>>>

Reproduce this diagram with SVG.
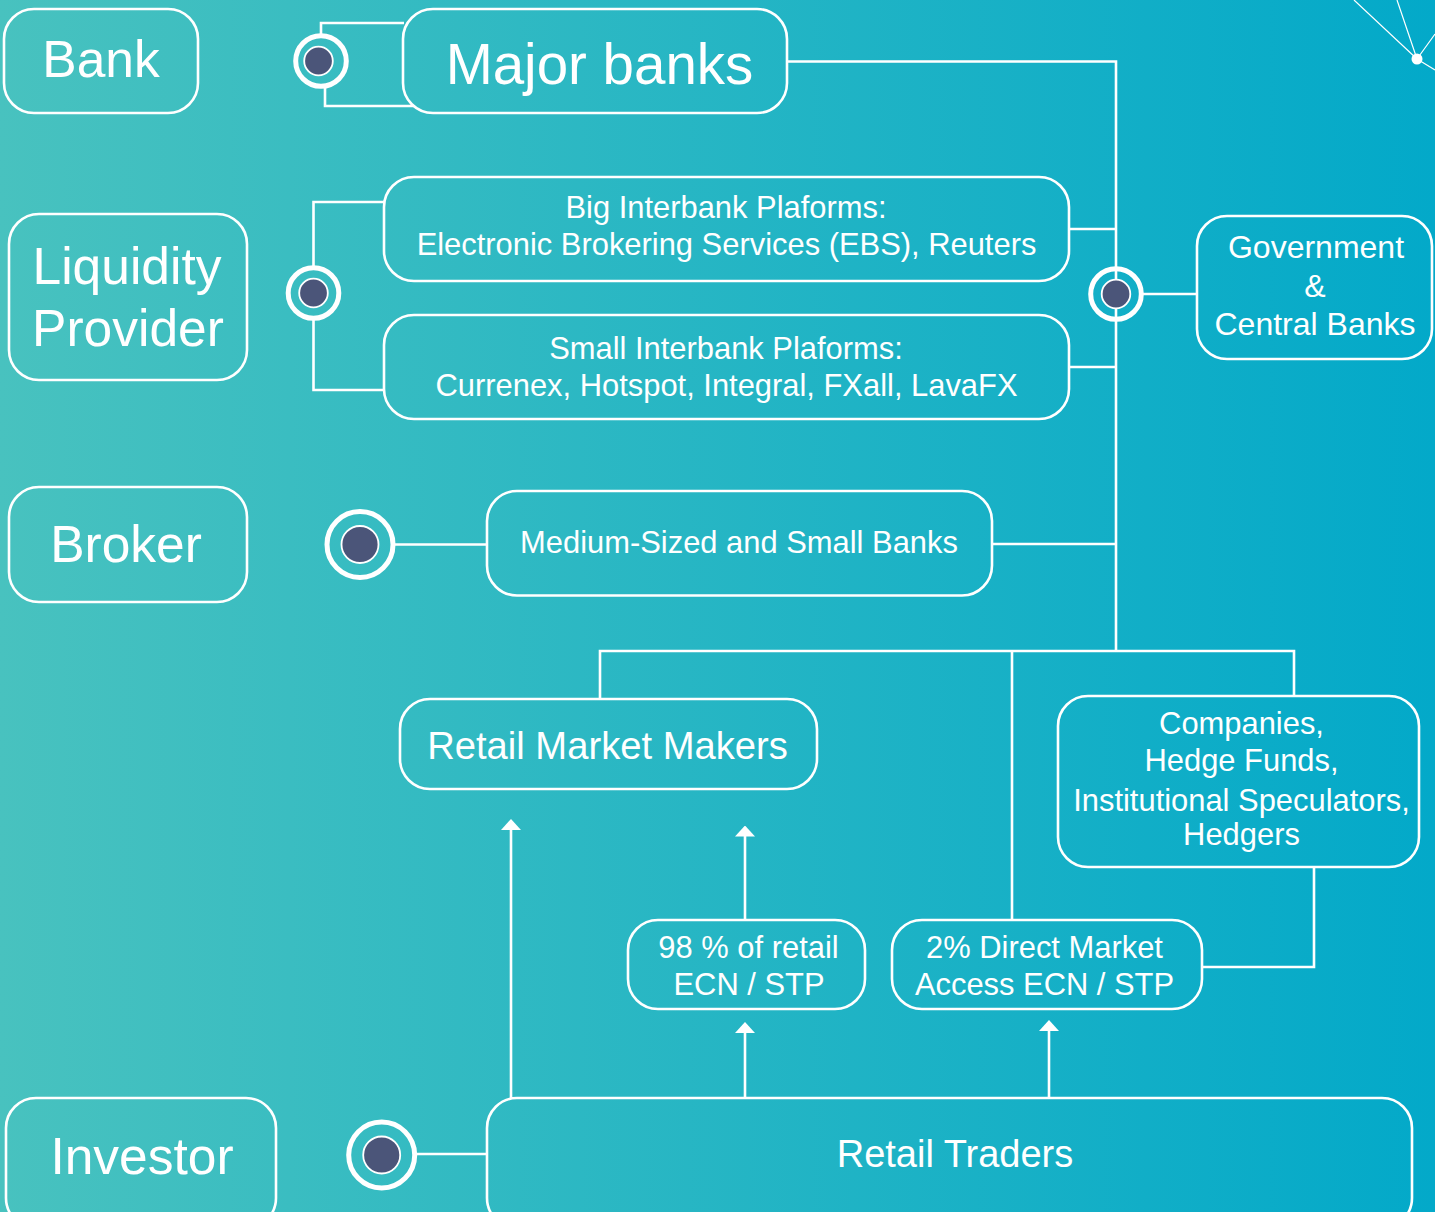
<svg xmlns="http://www.w3.org/2000/svg" width="1435" height="1212" viewBox="0 0 1435 1212">
<style>
.b{fill:none;stroke:#fff;stroke-width:2.600}
.c{fill:none;stroke:#fff;stroke-width:2.600}
.d{fill:none;stroke:#fff;stroke-width:1.200}
text{font-family:"Liberation Sans",Arial,sans-serif;fill:#fff;text-anchor:middle}
.t{font-size:30.900px}
.g{font-size:32px}
.l{font-size:51.500px}
.o{fill:none;stroke:#fff}
.i{fill:#4b5579;stroke:#fff}
</style>
<defs>
<linearGradient id="bg" x1="0" y1="0" x2="1" y2="0"><stop offset="0" stop-color="#48c2bf"/><stop offset="1" stop-color="#03a9c9"/></linearGradient>
<marker id="a" markerUnits="userSpaceOnUse" markerWidth="11" markerHeight="20" refX="5.500" refY="10" orient="auto" viewBox="0 0 11 20"><path d="M0 0L11 10L0 20Z" fill="#fff"/></marker>
</defs>
<rect width="1435" height="1212" fill="url(#bg)"/>
<g id="decor">
<path class="d" d="M1354 0L1417 59M1397 0L1417 59M1435 34L1417 59M1435 70L1417 59"/>
<circle cx="1417" cy="59" r="5.500" fill="#fff"/>
</g>
<g id="connectors">
<path class="c" d="M321 35V23H404M325 88V106H414"/>
<path class="c" d="M787 61.500H1116V651"/>
<path class="c" d="M1069 229H1116M1069 367H1116M992 544H1116M1143 294H1197"/>
<path class="c" d="M384 202H313.500V266M313.500 320V390H384"/>
<path class="c" d="M395 544.500H487M417 1154H487"/>
<path class="c" d="M600 699V651H1294V696M1012 651V920"/>
<path class="c" d="M1314 867V967H1203"/>
<path class="c" marker-end="url(#a)" d="M511 1098V824.500"/>
<path class="c" marker-end="url(#a)" d="M745 920V831"/>
<path class="c" marker-end="url(#a)" d="M745 1098V1027.500"/>
<path class="c" marker-end="url(#a)" d="M1049 1098V1025.500"/>
</g>
<g id="bank"><rect class="b" x="4" y="9" width="194" height="104" rx="30"/><text x="101" y="76.500" class="l">Bank</text></g>
<g id="major-banks"><rect class="b" x="403" y="9" width="384" height="104" rx="30"/><text x="599.500" y="84" font-size="56.500">Major banks</text></g>
<g id="liquidity-provider"><rect class="b" x="9" y="214" width="238" height="166" rx="30"/><text x="127" y="284" class="l">Liquidity</text><text x="128" y="345.500" class="l">Provider</text></g>
<g id="big-interbank"><rect class="b" x="384" y="177" width="685" height="104" rx="30"/><text x="726" y="218" class="t">Big Interbank Plaforms:</text><text x="726.500" y="255" class="t">Electronic Brokering Services (EBS), Reuters</text></g>
<g id="small-interbank"><rect class="b" x="384" y="315" width="685" height="104" rx="30"/><text x="726" y="359" class="t">Small Interbank Plaforms:</text><text x="726.500" y="396" class="t">Currenex, Hotspot, Integral, FXall, LavaFX</text></g>
<g id="government"><rect class="b" x="1197" y="216" width="235" height="143" rx="30"/><text x="1316" y="258" class="g">Government</text><text x="1315" y="297" class="g">&amp;</text><text x="1315" y="335" class="g">Central Banks</text></g>
<g id="broker"><rect class="b" x="9" y="487" width="238" height="115" rx="30"/><text x="126" y="562" class="l">Broker</text></g>
<g id="medium-banks"><rect class="b" x="487" y="491" width="505" height="104.500" rx="30"/><text x="739" y="553" class="t">Medium-Sized and Small Banks</text></g>
<g id="retail-market-makers"><rect class="b" x="400" y="699" width="417" height="90" rx="30"/><text x="607.500" y="759" font-size="38.200">Retail Market Makers</text></g>
<g id="companies"><rect class="b" x="1058" y="696" width="361" height="171" rx="30"/><text x="1241.500" y="734" class="t">Companies,</text><text x="1241.500" y="771" class="t">Hedge Funds,</text><text x="1241.500" y="811" class="t">Institutional Speculators,</text><text x="1241.500" y="845" class="t">Hedgers</text></g>
<g id="ecn-98"><rect class="b" x="628" y="920" width="237" height="89" rx="30"/><text x="748.500" y="958" class="t">98 % of retail</text><text x="749" y="995" class="t">ECN / STP</text></g>
<g id="ecn-2"><rect class="b" x="892" y="920" width="310" height="89" rx="30"/><text x="1044.500" y="958" class="t">2% Direct Market</text><text x="1044.500" y="995" class="t">Access ECN / STP</text></g>
<g id="investor"><rect class="b" x="6" y="1098" width="270" height="130" rx="30"/><text x="142" y="1173.500" class="l">Investor</text></g>
<g id="retail-traders"><rect class="b" x="487" y="1098" width="925" height="130" rx="30"/><text x="955" y="1167" font-size="38">Retail Traders</text></g>
<g id="dot-bank"><circle class="o" cx="321" cy="61" r="25.300" stroke-width="5"/><circle class="i" cx="318.500" cy="61" r="14.300" stroke-width="1.800"/></g>
<g id="dot-lp"><circle class="o" cx="313.500" cy="293" r="25.300" stroke-width="5"/><circle class="i" cx="313.500" cy="293" r="14.300" stroke-width="1.800"/></g>
<g id="dot-gov"><circle class="o" cx="1116" cy="294" r="25.300" stroke-width="5"/><circle class="i" cx="1116" cy="294" r="14.300" stroke-width="1.800"/></g>
<g id="dot-broker"><circle class="o" cx="360" cy="544.500" r="33" stroke-width="5"/><circle class="i" cx="360" cy="544.500" r="18.500" stroke-width="1.800"/></g>
<g id="dot-investor"><circle class="o" cx="381.700" cy="1155" r="33" stroke-width="5"/><circle class="i" cx="381.700" cy="1155" r="18.500" stroke-width="1.800"/></g>
</svg>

<<<

Exercise description: From the listing, extract all text exactly as given and drop any picture.

Final answer:
Reproduce this diagram with SVG.
<svg xmlns="http://www.w3.org/2000/svg" width="1435" height="1212" viewBox="0 0 1435 1212">
<style>
.b{fill:none;stroke:#fff;stroke-width:2.600}
.c{fill:none;stroke:#fff;stroke-width:2.600}
.d{fill:none;stroke:#fff;stroke-width:1.200}
text{font-family:"Liberation Sans",Arial,sans-serif;fill:#fff;text-anchor:middle}
.t{font-size:30.900px}
.g{font-size:32px}
.l{font-size:51.500px}
.o{fill:none;stroke:#fff}
.i{fill:#4b5579;stroke:#fff}
</style>
<defs>
<linearGradient id="bg" x1="0" y1="0" x2="1" y2="0"><stop offset="0" stop-color="#48c2bf"/><stop offset="1" stop-color="#03a9c9"/></linearGradient>
<marker id="a" markerUnits="userSpaceOnUse" markerWidth="11" markerHeight="20" refX="5.500" refY="10" orient="auto" viewBox="0 0 11 20"><path d="M0 0L11 10L0 20Z" fill="#fff"/></marker>
</defs>
<rect width="1435" height="1212" fill="url(#bg)"/>
<g id="decor">
<path class="d" d="M1354 0L1417 59M1397 0L1417 59M1435 34L1417 59M1435 70L1417 59"/>
<circle cx="1417" cy="59" r="5.500" fill="#fff"/>
</g>
<g id="connectors">
<path class="c" d="M321 35V23H404M325 88V106H414"/>
<path class="c" d="M787 61.500H1116V651"/>
<path class="c" d="M1069 229H1116M1069 367H1116M992 544H1116M1143 294H1197"/>
<path class="c" d="M384 202H313.500V266M313.500 320V390H384"/>
<path class="c" d="M395 544.500H487M417 1154H487"/>
<path class="c" d="M600 699V651H1294V696M1012 651V920"/>
<path class="c" d="M1314 867V967H1203"/>
<path class="c" marker-end="url(#a)" d="M511 1098V824.500"/>
<path class="c" marker-end="url(#a)" d="M745 920V831"/>
<path class="c" marker-end="url(#a)" d="M745 1098V1027.500"/>
<path class="c" marker-end="url(#a)" d="M1049 1098V1025.500"/>
</g>
<g id="bank"><rect class="b" x="4" y="9" width="194" height="104" rx="30"/><text x="101" y="76.500" class="l">Bank</text></g>
<g id="major-banks"><rect class="b" x="403" y="9" width="384" height="104" rx="30"/><text x="599.500" y="84" font-size="56.500">Major banks</text></g>
<g id="liquidity-provider"><rect class="b" x="9" y="214" width="238" height="166" rx="30"/><text x="127" y="284" class="l">Liquidity</text><text x="128" y="345.500" class="l">Provider</text></g>
<g id="big-interbank"><rect class="b" x="384" y="177" width="685" height="104" rx="30"/><text x="726" y="218" class="t">Big Interbank Plaforms:</text><text x="726.500" y="255" class="t">Electronic Brokering Services (EBS), Reuters</text></g>
<g id="small-interbank"><rect class="b" x="384" y="315" width="685" height="104" rx="30"/><text x="726" y="359" class="t">Small Interbank Plaforms:</text><text x="726.500" y="396" class="t">Currenex, Hotspot, Integral, FXall, LavaFX</text></g>
<g id="government"><rect class="b" x="1197" y="216" width="235" height="143" rx="30"/><text x="1316" y="258" class="g">Government</text><text x="1315" y="297" class="g">&amp;</text><text x="1315" y="335" class="g">Central Banks</text></g>
<g id="broker"><rect class="b" x="9" y="487" width="238" height="115" rx="30"/><text x="126" y="562" class="l">Broker</text></g>
<g id="medium-banks"><rect class="b" x="487" y="491" width="505" height="104.500" rx="30"/><text x="739" y="553" class="t">Medium-Sized and Small Banks</text></g>
<g id="retail-market-makers"><rect class="b" x="400" y="699" width="417" height="90" rx="30"/><text x="607.500" y="759" font-size="38.200">Retail Market Makers</text></g>
<g id="companies"><rect class="b" x="1058" y="696" width="361" height="171" rx="30"/><text x="1241.500" y="734" class="t">Companies,</text><text x="1241.500" y="771" class="t">Hedge Funds,</text><text x="1241.500" y="811" class="t">Institutional Speculators,</text><text x="1241.500" y="845" class="t">Hedgers</text></g>
<g id="ecn-98"><rect class="b" x="628" y="920" width="237" height="89" rx="30"/><text x="748.500" y="958" class="t">98 % of retail</text><text x="749" y="995" class="t">ECN / STP</text></g>
<g id="ecn-2"><rect class="b" x="892" y="920" width="310" height="89" rx="30"/><text x="1044.500" y="958" class="t">2% Direct Market</text><text x="1044.500" y="995" class="t">Access ECN / STP</text></g>
<g id="investor"><rect class="b" x="6" y="1098" width="270" height="130" rx="30"/><text x="142" y="1173.500" class="l">Investor</text></g>
<g id="retail-traders"><rect class="b" x="487" y="1098" width="925" height="130" rx="30"/><text x="955" y="1167" font-size="38">Retail Traders</text></g>
<g id="dot-bank"><circle class="o" cx="321" cy="61" r="25.300" stroke-width="5"/><circle class="i" cx="318.500" cy="61" r="14.300" stroke-width="1.800"/></g>
<g id="dot-lp"><circle class="o" cx="313.500" cy="293" r="25.300" stroke-width="5"/><circle class="i" cx="313.500" cy="293" r="14.300" stroke-width="1.800"/></g>
<g id="dot-gov"><circle class="o" cx="1116" cy="294" r="25.300" stroke-width="5"/><circle class="i" cx="1116" cy="294" r="14.300" stroke-width="1.800"/></g>
<g id="dot-broker"><circle class="o" cx="360" cy="544.500" r="33" stroke-width="5"/><circle class="i" cx="360" cy="544.500" r="18.500" stroke-width="1.800"/></g>
<g id="dot-investor"><circle class="o" cx="381.700" cy="1155" r="33" stroke-width="5"/><circle class="i" cx="381.700" cy="1155" r="18.500" stroke-width="1.800"/></g>
</svg>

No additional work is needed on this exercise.